Shelby County District Attorney General Amy Weirich and U.S. Attorney Ed Stanton are working together on cases that cross the state-federal boundary for prosecution.
And the collaboration includes several assistant county prosecutors who work in the U.S. Attorney’s office as special assistant U.S. attorneys.
Weirich and Stanton commented on the WKNO TV program “Behind The Headlines,” which is available at The Daily News Online, www.memphisdailynews.com.
The joint efforts continue with the recently announced Multi-Agency Gang Unit.
Together with police and Shelby County Sheriff’s deputies as well as agents with the FBI and the Bureau of Alcohol Tobacco Firearms and Explosives, the unit will use some new tactics.
Those tactics include declaring areas of high gang activity as gang zones where certain gang behavior is prohibited. Weirich compares it to the nuisance court actions her office has taken against owners of businesses, nightclubs and apartment complexes as well as other properties where there is a lot of crime.
“One of the many goals we have is to use that a little more effectively and do just that – clean up pockets of the community where people are sick and tired of gang members terrorizing them and taking it over,” Weirich said.
“Gun crimes are looked at every week. ... We’re looking for the worst of the worst.”
Stanton said federal involvement means the ability to couple that kind of action with federal cases that go after the gangs as crime organizations.
“We can take down those kinds of enterprises,” he said. “I think that’s going to make a tremendous difference.”
Stanton’s office has made a priority of pursuing adults involved in sex trafficking of minors often brought to Memphis and the surrounding area by force. Stanton likens the crime to modern day slavery and his office has sought and drawn long sentences for those convicted in the last year.
“West Tennessee has the dubious distinction of being one of the leaders in the country,” he said. “We’re in the top two or three in terms of prosecuting these crimes. … It’s in the inner city. It’s in suburbia. We’ve seen it in the rural areas.”

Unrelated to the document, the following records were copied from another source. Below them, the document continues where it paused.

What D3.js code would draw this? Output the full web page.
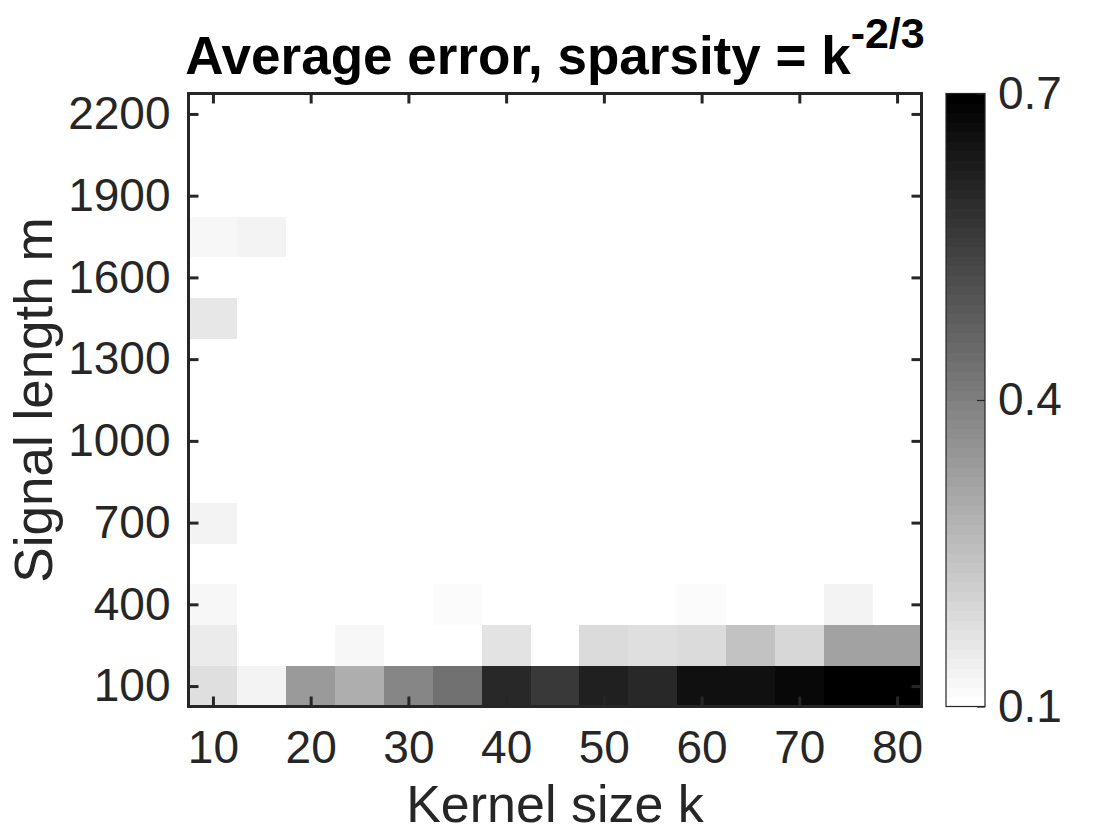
<!DOCTYPE html>
<html>
<head>
<meta charset="utf-8">
<script src="https://cdn.jsdelivr.net/npm/d3@7"></script>
<style>
  html, body { margin: 0; padding: 0; background: #fff; }
  svg { display: block; font-family: "Liberation Sans", Arial, Helvetica, sans-serif; }
</style>
</head>
<body>
<svg id="chart" width="1120" height="840"></svg>
<script>
// ---- Data ----
const kernelSizes = [10, 15, 20, 25, 30, 35, 40, 45, 50, 55, 60, 65, 70, 75, 80];
const signalLengths = [100, 250, 400, 550, 700, 850, 1000, 1150, 1300, 1450, 1600, 1750, 1900, 2050, 2200];
const xTickValues = [10, 20, 30, 40, 50, 60, 70, 80];
const yTickValues = [100, 400, 700, 1000, 1300, 1600, 1900, 2200];
const colorTickValues = [0.1, 0.4, 0.7];
const colorRange = [0.1, 0.7];

// average error, one array per signal length (m), columns follow kernelSizes
const err_m100  = [0.182, 0.131, 0.340, 0.293, 0.387, 0.432, 0.604, 0.566, 0.620, 0.605, 0.660, 0.660, 0.676, 0.700, 0.700];
const err_m250  = [0.147, 0.100, 0.100, 0.126, 0.100, 0.100, 0.173, 0.100, 0.187, 0.182, 0.189, 0.246, 0.199, 0.316, 0.324];
const err_m400  = [0.124, 0.100, 0.100, 0.100, 0.100, 0.112, 0.100, 0.100, 0.100, 0.100, 0.112, 0.100, 0.100, 0.133, 0.100];
const err_m550  = [0.100, 0.100, 0.100, 0.100, 0.100, 0.100, 0.100, 0.100, 0.100, 0.100, 0.100, 0.100, 0.100, 0.100, 0.100];
const err_m700  = [0.135, 0.100, 0.100, 0.100, 0.100, 0.100, 0.100, 0.100, 0.100, 0.100, 0.100, 0.100, 0.100, 0.100, 0.100];
const err_m850  = [0.100, 0.100, 0.100, 0.100, 0.100, 0.100, 0.100, 0.100, 0.100, 0.100, 0.100, 0.100, 0.100, 0.100, 0.100];
const err_m1000 = [0.100, 0.100, 0.100, 0.100, 0.100, 0.100, 0.100, 0.100, 0.100, 0.100, 0.100, 0.100, 0.100, 0.100, 0.100];
const err_m1150 = [0.100, 0.100, 0.100, 0.100, 0.100, 0.100, 0.100, 0.100, 0.100, 0.100, 0.100, 0.100, 0.100, 0.100, 0.100];
const err_m1300 = [0.100, 0.100, 0.100, 0.100, 0.100, 0.100, 0.100, 0.100, 0.100, 0.100, 0.100, 0.100, 0.100, 0.100, 0.100];
const err_m1450 = [0.164, 0.100, 0.100, 0.100, 0.100, 0.100, 0.100, 0.100, 0.100, 0.100, 0.100, 0.100, 0.100, 0.100, 0.100];
const err_m1600 = [0.100, 0.100, 0.100, 0.100, 0.100, 0.100, 0.100, 0.100, 0.100, 0.100, 0.100, 0.100, 0.100, 0.100, 0.100];
const err_m1750 = [0.126, 0.135, 0.100, 0.100, 0.100, 0.100, 0.100, 0.100, 0.100, 0.100, 0.100, 0.100, 0.100, 0.100, 0.100];
const err_m1900 = [0.100, 0.100, 0.100, 0.100, 0.100, 0.100, 0.100, 0.100, 0.100, 0.100, 0.100, 0.100, 0.100, 0.100, 0.100];
const err_m2050 = [0.100, 0.100, 0.100, 0.100, 0.100, 0.100, 0.100, 0.100, 0.100, 0.100, 0.100, 0.100, 0.100, 0.100, 0.100];
const err_m2200 = [0.100, 0.100, 0.100, 0.100, 0.100, 0.100, 0.100, 0.100, 0.100, 0.100, 0.100, 0.100, 0.100, 0.100, 0.100];
const errorRows = [err_m100, err_m250, err_m400, err_m550, err_m700, err_m850, err_m1000, err_m1150,
                   err_m1300, err_m1450, err_m1600, err_m1750, err_m1900, err_m2050, err_m2200];

// ---- Layout ----
const plot = { left: 188.5, right: 921.5, top: 93.5, bottom: 706.5 };
const cbar = { left: 946, right: 985 };
const axisColor = "#262626";

const svg = d3.select("#chart");

const kStep = kernelSizes[1] - kernelSizes[0];
const mStep = signalLengths[1] - signalLengths[0];
const x = d3.scaleLinear()
  .domain([kernelSizes[0] - kStep / 2, kernelSizes[kernelSizes.length - 1] + kStep / 2])
  .range([plot.left, plot.right]);
const y = d3.scaleLinear()
  .domain([signalLengths[0] - mStep / 2, signalLengths[signalLengths.length - 1] + mStep / 2])
  .range([plot.bottom, plot.top]);

// MATLAB-style 64-level reversed gray colormap
const nLevels = 64;
function levelGray(i) { return Math.round(255 * (1 - i / (nLevels - 1))); }
function colorFor(v) {
  let idx = Math.floor((v - colorRange[0]) / (colorRange[1] - colorRange[0]) * nLevels);
  idx = Math.max(0, Math.min(nLevels - 1, idx));
  const g = levelGray(idx);
  return d3.rgb(g, g, g).toString();
}

// ---- Cells ----
const cells = [];
signalLengths.forEach((m, r) => {
  kernelSizes.forEach((k, c) => {
    cells.push({ k, m, v: errorRows[r][c] });
  });
});

svg.append("g").selectAll("rect")
  .data(cells)
  .join("rect")
  .attr("x", d => x(d.k - kStep / 2))
  .attr("y", d => y(d.m + mStep / 2))
  .attr("width", d => x(d.k + kStep / 2) - x(d.k - kStep / 2) + 0.5)
  .attr("height", d => y(d.m - mStep / 2) - y(d.m + mStep / 2) + 0.5)
  .attr("fill", d => colorFor(d.v))
  .attr("shape-rendering", "crispEdges");

// ---- Axes ----
const tickFont = 46;
function styleAxis(g) {
  g.select(".domain").remove();
  g.selectAll(".tick line").attr("stroke", axisColor).attr("stroke-width", 3);
  g.selectAll(".tick text").attr("fill", axisColor).attr("font-size", tickFont)
    .attr("font-family", '"Liberation Sans", Arial, Helvetica, sans-serif');
}

svg.append("g")
  .attr("transform", `translate(0,${plot.bottom})`)
  .call(d3.axisBottom(x).tickValues(xTickValues).tickSize(-10).tickPadding(24).tickFormat(d3.format("d")))
  .call(styleAxis);
svg.append("g")
  .attr("transform", `translate(0,${plot.top})`)
  .call(d3.axisTop(x).tickValues(xTickValues).tickSize(-10).tickFormat(""))
  .call(styleAxis);
svg.append("g")
  .attr("transform", `translate(${plot.left},0)`)
  .call(d3.axisLeft(y).tickValues(yTickValues).tickSize(-10).tickPadding(18).tickFormat(d3.format("d")))
  .call(styleAxis);
svg.append("g")
  .attr("transform", `translate(${plot.right},0)`)
  .call(d3.axisRight(y).tickValues(yTickValues).tickSize(-10).tickFormat(""))
  .call(styleAxis);

// frame
svg.append("rect")
  .attr("x", plot.left).attr("y", plot.top)
  .attr("width", plot.right - plot.left).attr("height", plot.bottom - plot.top)
  .attr("fill", "none").attr("stroke", axisColor).attr("stroke-width", 3);

// ---- Labels ----
svg.append("text")
  .attr("x", (plot.left + plot.right) / 2).attr("y", 822)
  .attr("text-anchor", "middle").attr("font-size", 52).attr("fill", axisColor)
  .text("Kernel size k");

svg.append("text")
  .attr("transform", `translate(52,${(plot.top + plot.bottom) / 2}) rotate(-90)`)
  .attr("text-anchor", "middle").attr("font-size", 53).attr("fill", axisColor)
  .text("Signal length m");

const title = svg.append("text")
  .attr("x", (plot.left + plot.right) / 2).attr("y", 74)
  .attr("text-anchor", "middle").attr("font-size", 53).attr("font-weight", "bold").attr("fill", "#000");
title.append("tspan").text("Average error, sparsity = k");
title.append("tspan").attr("font-size", 43).attr("dy", -26).text("-2/3");

// ---- Colorbar ----
const cy = d3.scaleLinear().domain(colorRange).range([plot.bottom, plot.top]);
const levels = d3.range(nLevels);
const dv = (colorRange[1] - colorRange[0]) / nLevels;
svg.append("g").selectAll("rect")
  .data(levels)
  .join("rect")
  .attr("x", cbar.left)
  .attr("width", cbar.right - cbar.left)
  .attr("y", i => cy(colorRange[0] + (i + 1) * dv))
  .attr("height", i => cy(colorRange[0] + i * dv) - cy(colorRange[0] + (i + 1) * dv) + 0.5)
  .attr("fill", i => { const g = levelGray(i); return d3.rgb(g, g, g).toString(); })
  .attr("shape-rendering", "crispEdges");

svg.append("g")
  .attr("transform", `translate(${cbar.right},0)`)
  .call(d3.axisRight(cy).tickValues(colorTickValues).tickSize(-8).tickPadding(13).tickFormat(d3.format(".1f")))
  .call(g => {
    g.select(".domain").remove();
    g.selectAll(".tick line").attr("stroke", axisColor).attr("stroke-width", 1.2);
    g.selectAll(".tick text").attr("fill", axisColor).attr("font-size", tickFont)
      .attr("font-family", '"Liberation Sans", Arial, Helvetica, sans-serif');
  });

svg.append("rect")
  .attr("x", cbar.left).attr("y", plot.top)
  .attr("width", cbar.right - cbar.left).attr("height", plot.bottom - plot.top)
  .attr("fill", "none").attr("stroke", axisColor).attr("stroke-width", 1.2);
</script>
</body>
</html>
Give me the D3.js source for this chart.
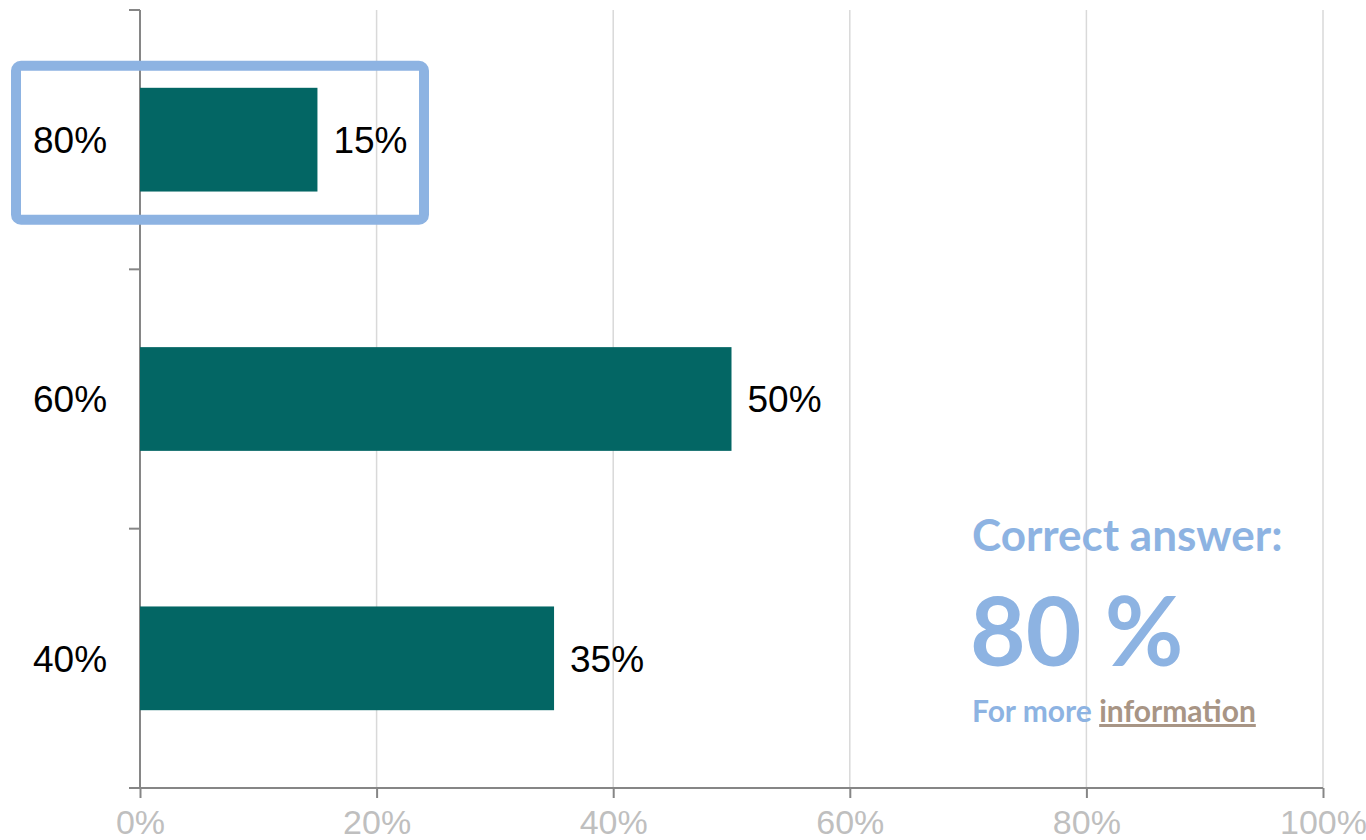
<!DOCTYPE html>
<html><head><meta charset="utf-8">
<script src="https://cdn.jsdelivr.net/npm/d3@7"></script>
<style>html,body{margin:0;padding:0;background:#fff;overflow:hidden}</style>
</head><body>
<svg id="chart" width="1366" height="840"></svg>
<script>
const categories = ["80%", "60%", "40%"];
const values = [0.15, 0.50, 0.35];
const xTicks = [0, 0.2, 0.4, 0.6, 0.8, 1.0];
const highlighted = "80%";
const answerTitle = "Correct answer:";
const answerValue = "80 %";
const moreText = "For more ";
const linkText = "information";

(function () {
const svg = d3.select("#chart");
const mLeft = 140, mRight = 1323, mTop = 10, mBottom = 788;

const x = d3.scaleLinear().domain([0, 1]).range([mLeft, mRight]);
const y = d3.scaleBand().domain(categories).range([mTop, mBottom]).paddingInner(0.6).paddingOuter(0.3);

// gridlines
svg.append("g").selectAll("line").data(xTicks.filter(d => d > 0)).join("line")
  .attr("x1", d => x(d)).attr("x2", d => x(d)).attr("y1", mTop).attr("y2", mBottom)
  .attr("stroke", "#d9d9d9").attr("stroke-width", 1.5);

// bottom axis
const xAxis = svg.append("g").attr("transform", `translate(0,${mBottom})`)
  .call(d3.axisBottom(x).tickValues(xTicks).tickFormat(d3.format(".0%")).tickSize(10).tickPadding(12));
xAxis.select(".domain").attr("stroke", "#868686").attr("stroke-width", 2).attr("d", `M${mLeft-11},0H${mRight}`);
xAxis.selectAll(".tick line").attr("stroke", "#868686").attr("stroke-width", 2);
xAxis.selectAll(".tick text").attr("fill", "#bfbfbf")
  .style("font-family", "'Liberation Sans Narrow', 'Arial Narrow', 'Liberation Sans', Arial, sans-serif")
  .style("font-size", "34px").attr("dy", "0.71em");

// left axis line + band boundary ticks
svg.append("line").attr("x1", mLeft).attr("x2", mLeft).attr("y1", mTop).attr("y2", mBottom)
  .attr("stroke", "#868686").attr("stroke-width", 2);
const boundaries = categories.map(c => y(c) - (y.step() - y.bandwidth()) / 2);
svg.append("g").selectAll("line").data(boundaries).join("line")
  .attr("x1", mLeft - 11).attr("x2", mLeft).attr("y1", d => d).attr("y2", d => d)
  .attr("stroke", "#868686").attr("stroke-width", 2);

// bars
svg.append("g").selectAll("rect").data(categories).join("rect")
  .attr("x", x(0)).attr("y", c => y(c)).attr("height", y.bandwidth())
  .attr("width", (c, i) => x(values[i]) - x(0)).attr("fill", "#036664");

// value labels
svg.append("g").selectAll("text").data(categories).join("text")
  .attr("x", (c, i) => x(values[i]) + 16).attr("y", c => y(c) + y.bandwidth() / 2)
  .attr("dy", "0.36em").text((c, i) => d3.format(".0%")(values[i]))
  .style("font-family", "'Liberation Sans', Arial, sans-serif").style("font-size", "37px").attr("fill", "#000");

// category labels
svg.append("g").selectAll("text").data(categories).join("text")
  .attr("x", 33).attr("y", c => y(c) + y.bandwidth() / 2)
  .attr("dy", "0.36em").text(c => c)
  .style("font-family", "'Liberation Sans', Arial, sans-serif").style("font-size", "37px").attr("fill", "#000");

// highlight box
svg.append("rect").attr("x", 16).attr("y", y(highlighted) - 22).attr("width", 408).attr("height", 154)
  .attr("rx", 5).attr("fill", "none").attr("stroke", "#8db3e2").attr("stroke-width", 10);

// answer annotation
const ff = "Lato, 'Open Sans', sans-serif";
svg.append("text").attr("x", 972).attr("y", 551).text(answerTitle)
  .style("font-family", ff).style("font-weight", "bold").style("font-size", "44px").attr("fill", "#8db3e2");
svg.append("text").attr("x", 970).attr("y", 666).text(answerValue)
  .style("font-family", ff).style("font-weight", "bold").style("font-size", "96px").attr("fill", "#8db3e2");
const t = svg.append("text").attr("x", 972).attr("y", 722)
  .style("font-family", ff).style("font-weight", "bold").style("font-size", "30px");
t.append("tspan").attr("fill", "#8db3e2").text(moreText);
t.append("tspan").attr("fill", "#a89585").style("text-decoration", "underline").text(linkText);
})();
</script>
</body></html>
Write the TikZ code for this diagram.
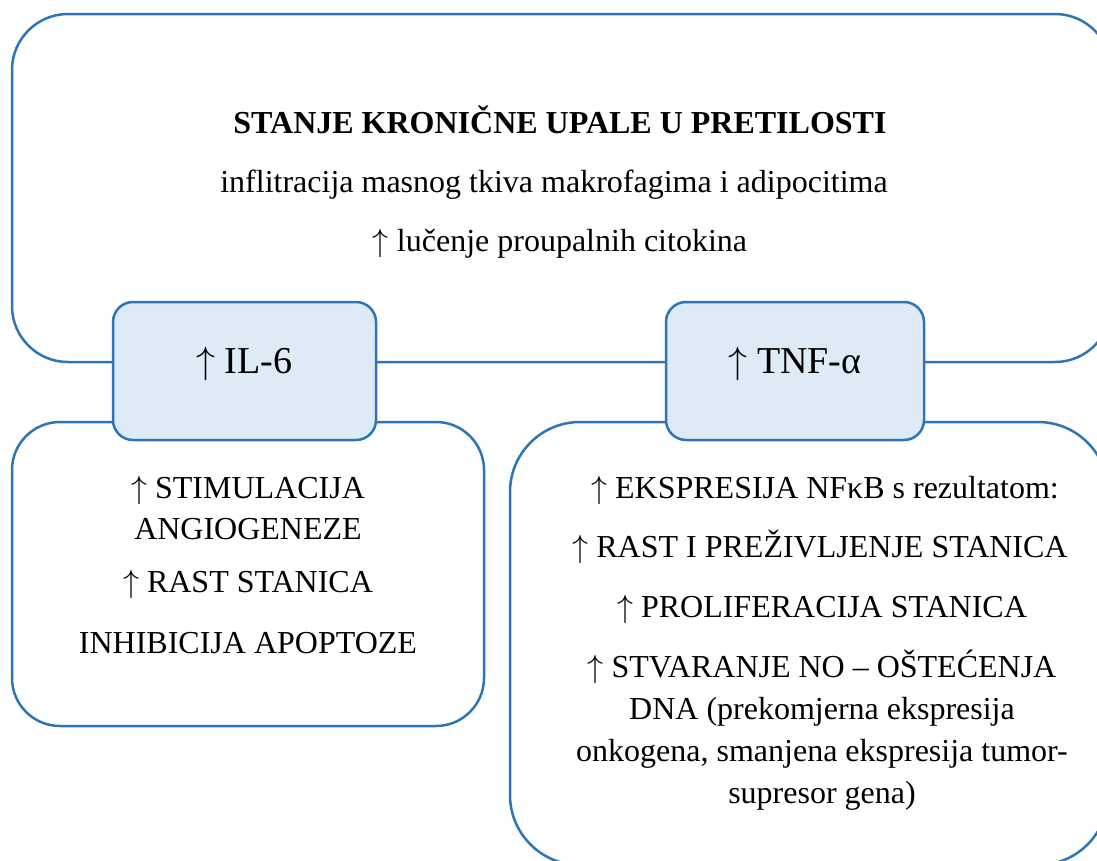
\RequirePackage{fix-cm}
\documentclass[tikz,border=0pt]{standalone}
\usepackage{fontspec}
\setmainfont{Liberation Serif}
\definecolor{edgeblue}{RGB}{46,117,182}
\definecolor{fillblue}{RGB}{222,234,246}
\newcommand{\upar}{$\uparrow$}
\begin{document}
\begin{tikzpicture}[x=1pt,y=-1pt,
  bigbox/.style={draw=edgeblue, line width=2.5pt, rectangle, inner sep=0pt},
  smallbox/.style={draw=edgeblue, fill=fillblue, line width=2.5pt, rectangle, inner sep=0pt, rounded corners=20pt, minimum width=263pt, minimum height=138pt},
  txt/.style={inner sep=0pt, anchor=base, font=\fontsize{32}{38}\selectfont},
  head/.style={inner sep=0pt, anchor=base, font=\fontsize{38}{44}\selectfont}]
\useasboundingbox (0,0) rectangle (1097,860);
\clip (0,0) rectangle (1097,860);
\fill[white] (0,0) rectangle (1097,860);
% large frames
\node[bigbox, rounded corners=56pt, minimum width=1099pt, minimum height=348pt] (top) at (561.5,188) {};
\node[bigbox, rounded corners=48pt, minimum width=472pt, minimum height=304pt] (left) at (248,574) {};
\node[bigbox, rounded corners=70pt, minimum width=598pt, minimum height=443pt] (right) at (809,643.5) {};
% small boxes
\node[smallbox] (il6) at (244.5,371) {};
\node[smallbox, minimum width=258pt] (tnf) at (795,371) {};
\node[head] (il6t) at (244.5,373) {\upar{} IL-6};
\node[head] (tnft) at (795,373) {\upar{} TNF-α};
% top text
\node[txt] (t1) at (560,133) {\textbf{STANJE KRONIČNE UPALE U PRETILOSTI}};
\node[txt] (t2) at (554,192) {inflitracija masnog tkiva makrofagima i adipocitima};
\node[txt] (t3) at (560,251) {\upar{} lučenje proupalnih citokina};
% left text
\node[txt] (l1) at (248,498) {\upar{} STIMULACIJA};
\node[txt] (l2) at (248,539) {ANGIOGENEZE};
\node[txt] (l3) at (248,592) {\upar{} RAST STANICA};
\node[txt] (l4) at (248,653) {INHIBICIJA APOPTOZE};
% right text
\node[txt] (r1) at (825,498) {\upar{} EKSPRESIJA NFκB s rezultatom:};
\node[txt] (r2) at (820,557) {\upar{} RAST I PREŽIVLJENJE STANICA};
\node[txt] (r3) at (822,617) {\upar{} PROLIFERACIJA STANICA};
\node[txt] (r4) at (822,677) {\upar{} STVARANJE NO – OŠTEĆENJA};
\node[txt] (r5) at (822,719) {DNA (prekomjerna ekspresija};
\node[txt] (r6) at (822,761) {onkogena, smanjena ekspresija tumor-};
\node[txt] (r7) at (822,803) {supresor gena)};
\end{tikzpicture}
\end{document}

Prosecutors from his office and Weirich’s office meet on a weekly basis to determine which cases of felons allegedly caught with guns will be pursued in federal court. The felons with guns cases are a major part of the federal court caseload.
“Gun crimes are looked at every week. We determine which of the bad actors are involved. We’re looking for the worst of the worst,” Stanton said. “Literally every case is reviewed … on a weekly basis. … It’s a combination of approaches we are taking to deal with the problem.”
Both offices are also working more with teenagers and young adults to prevent them from becoming defendants in federal and state criminal cases.
Weirich said that also involves prosecuting parents for truancy when their children aren’t attending school.
“I know as a 21-year prosecutor that truancy is a gateway crime,” she said.